Hello, I was going though "more_like_this" clause but not able to find relevant documents. I have below data in ElasticSearch and "description" field is having huge non-indexed data of size >1 million bytes. Like below I have ten thousand documents. How can I figure out a set of documents which are matching at least 80% with each other:
{
"_index": "school",
"_type": "book",
"_id": "1",
"_source": {
"title": "How to drive safely",
"description": "The book is written to help readers about giving driving safety guidelines. Lorem Ipsum is simply dummy text of the printing and typesetting industry. Lorem Ipsum has been the industry's standard dummy text ever since the 1500s, when an unknown printer took a galley of type and scrambled it to make a type specimen book. It has survived not only five centuries, but also the leap into electronic typesetting, remaining essentially unchanged. It was popularised in the 1960s with the release of Letraset sheets containing Lorem Ipsum passages, and more recently with desktop publishing software like Aldus PageMaker including versions of Lorem Ipsum.
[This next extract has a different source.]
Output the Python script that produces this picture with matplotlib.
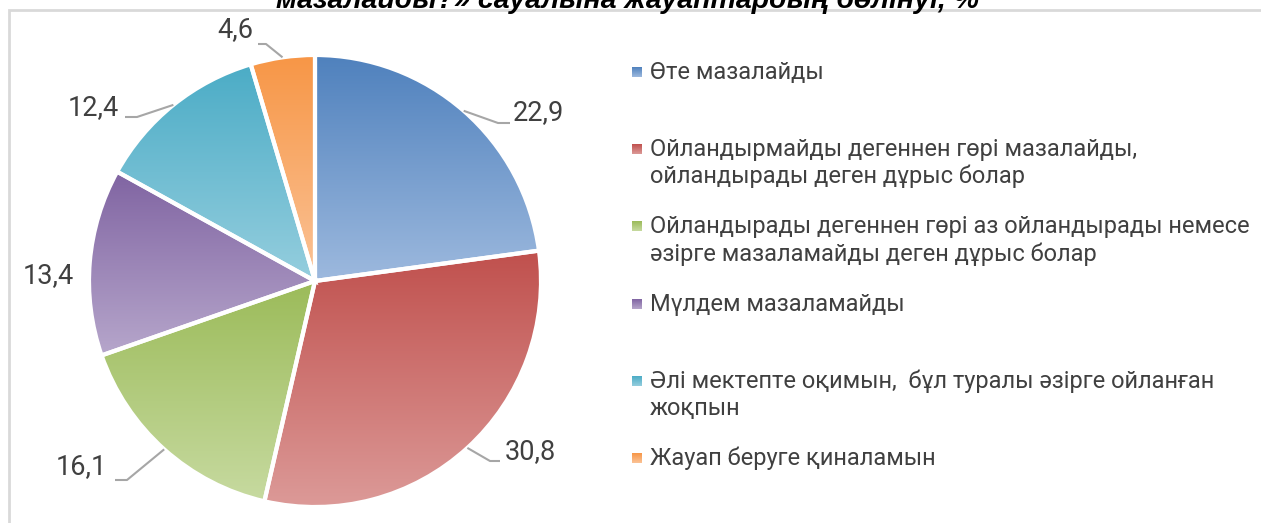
import numpy as np
import matplotlib
matplotlib.use('Agg')
import matplotlib.pyplot as plt
from matplotlib.colors import LinearSegmentedColormap
from matplotlib.patches import Rectangle

plt.rcParams['font.family'] = ['Roboto', 'DejaVu Sans']

# data
categories = [
    'Өте мазалайды',
    'Ойландырмайды дегеннен гөрі мазалайды,\nойландырады деген дұрыс болар',
    'Ойландырады дегеннен гөрі аз ойландырады немесе\nәзірге мазаламайды деген дұрыс болар',
    'Мүлдем мазаламайды',
    'Әлі мектепте оқимын,  бұл туралы әзірге ойланған\nжоқпын',
    'Жауап беруге қиналамын',
]
values = [22.9, 30.8, 16.1, 13.4, 12.4, 4.6]
labels = ['22,9', '30,8', '16,1', '13,4', '12,4', '4,6']
title = 'мазалайды?» сауалына жауаптардың бөлінуі, %'

# gradient colours (top, bottom)
top_colors = ['#4F81BD', '#C0504D', '#9BBB59', '#8064A2', '#4BACC6', '#F79646']
bot_colors = ['#9DB9DE', '#DC9A98', '#C7DAA0', '#B6A6CB', '#95CEDE', '#FBC397']

W, H = 1261, 523
fig = plt.figure(figsize=(W / 100, H / 100), dpi=100)
ax = fig.add_axes([0, 0, 1, 1])

cx, cy, r = 315, H - 281, 226

wedges, _ = ax.pie(values, startangle=90, counterclock=False, radius=r,
                   center=(cx, cy), wedgeprops=dict(linewidth=0))

grad = np.linspace(0, 1, 256).reshape(-1, 1)
for w, c0, c1 in zip(wedges, top_colors, bot_colors):
    w.set_facecolor('none')
    bb = w.get_path().get_extents(w.get_patch_transform())
    cmap = LinearSegmentedColormap.from_list('g', [c0, c1])
    im = ax.imshow(grad, cmap=cmap, aspect='auto', origin='upper',
                   extent=(bb.x0, bb.x1, bb.y0, bb.y1), zorder=1)
    im.set_clip_path(w)
    w.set_edgecolor('white')
    w.set_linewidth(3)
    w.set_zorder(2)

# value labels with leader lines
label_pos = [(513, 113, 'left'), (505, 452, 'left'), (107, 467, 'right'),
             (74, 276, 'right'), (119, 108, 'right'), (235, 30, 'center')]
elbows = [(498, 123, 510), (490, 461, 500), (127, 480, 115),
          None, (137, 117, 125), (266, 44, 258)]
cum = np.cumsum(values) - np.array(values) / 2
total = sum(values)
for i, v in enumerate(values):
    ang = np.deg2rad(90 - cum[i] / total * 360)
    ex, ey = cx + r * np.cos(ang), cy + r * np.sin(ang)
    if elbows[i] is not None:
        bx, by, tx = elbows[i]
        ax.plot([ex, bx, tx], [ey, H - by, H - by], color='#A6A6A6', lw=1.5,
                zorder=3, solid_capstyle='butt')
    lx, ly, ha = label_pos[i]
    ax.text(lx, H - ly, labels[i], ha=ha, va='center', fontsize=19.5,
            color='#404040')

# legend
for i, cat in enumerate(categories):
    y = 72 + i * 77.2
    gim = ax.imshow(grad, cmap=LinearSegmentedColormap.from_list('g', [top_colors[i], bot_colors[i]]),
                    aspect='auto', origin='upper',
                    extent=(632, 642, H - y - 5, H - y + 5), zorder=2)
    ax.text(650, H - y + 11, cat, ha='left', va='top', fontsize=17,
            color='#404040', linespacing=1.2)

# chart border
ax.add_patch(Rectangle((9, -50), W + 100, H - 10 + 50, fill=False,
                       edgecolor='#D9D9D9', lw=2, zorder=0))

# title, clipped by the top edge as in the source
ax.text(627, H - 8, title, ha='center', va='baseline', fontsize=20.5,
        fontweight='bold', fontstyle='italic', color='black',
        family=['Liberation Sans', 'DejaVu Sans'])

ax.set_xlim(0, W)
ax.set_ylim(0, H)
ax.set_aspect('auto')
ax.axis('off')

fig.savefig('out.png', dpi=100)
Lorem Ipsum is simply dummy text of the printing and typesetting industry. Lorem Ipsum has been the industry's standard dummy text ever since the 1500s, when an unknown printer took a galley of type and scrambled it to make a type specimen book. It has survived not only five centuries, but also the leap into electronic typesetting, remaining essentially unchanged. It was popularised in the 1960s with the release of Letraset sheets containing Lorem Ipsum passages, and more recently with desktop publishing software like Aldus PageMaker including versions of Lorem Ipsum. LONG...."
}
}
At the end, I am looking for list of document ID's which have at least 80% matching contents. Possible expected result containing matching document IDs (any format is fine):
[ [1,30, 500, 8000], [2, 40, 199], .... ]
Do I need to write batch and compare each document with all others and build output set?
Please guide.